Orci and Kurtzman found their way into "Star Trek" by using the basic science fiction concept of alternate reality and time travel in order to spin the original Enterprise's crew's back stories into something that might have happened, if.  They then spin a terrific yarn that hews closely to the series but remains exciting and relevant on its own, more modern terms. And as kids grow up faster these days, it takes a younger crew to appear the equal of the older cast of 1966 to a modern audience - a seventeen year-old Chekov is just one of the great ideas the filmmakers use to energize this new beginning.  There is also plenty of humor (Quinto's timing is magnificent while Urban really gets at Dr. McCoy's core) and romance (not between who one might initially expect and yet, again, sourced from the original series).

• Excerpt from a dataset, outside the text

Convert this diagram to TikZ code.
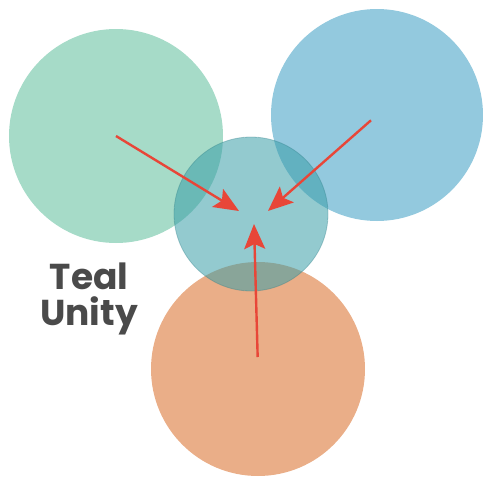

Abrams, a self-professed non Trek fanatic, keeps plenty of loving references around without succumbing to them.  The trippy little sound fx of the old TV show pop in and out and we're glad to hear them, yet Abrams is also sophisticated enough to let sound become a vacuum for a space interlude.  Costume is recognizable, but streamlined.  Action sequences are well staged, particularly a parachuting exercise, although the old time chestnuts remain.

Pine gives Kirk a nice arc from cocky kid to matured leader with more depth than I expected from the star of "Bottle Shock."  He doesn't try to channel Shatner, yet he's got Kirk covered. Quinto is so dead right as Spock it is amazing.  Physically he is an excellent match, with slightly softer features that give Quinto a touch more of the human than Nimoy let through. Saldana is a feisty Uhura, Yelchin simply adorable and Cho won't remind anyone of Kumar's buddy Harold here.  Slight quibble with Simon Pegg's performance as Scotty - he pushes the comedy over the character while his colleagues all find the humor from within who their characters are - but this is something that will hopefully smooth out.

"Star Trek" starts summer 2009 off in warp speed, which is how fast the filmmakers will need to deliver the next installment.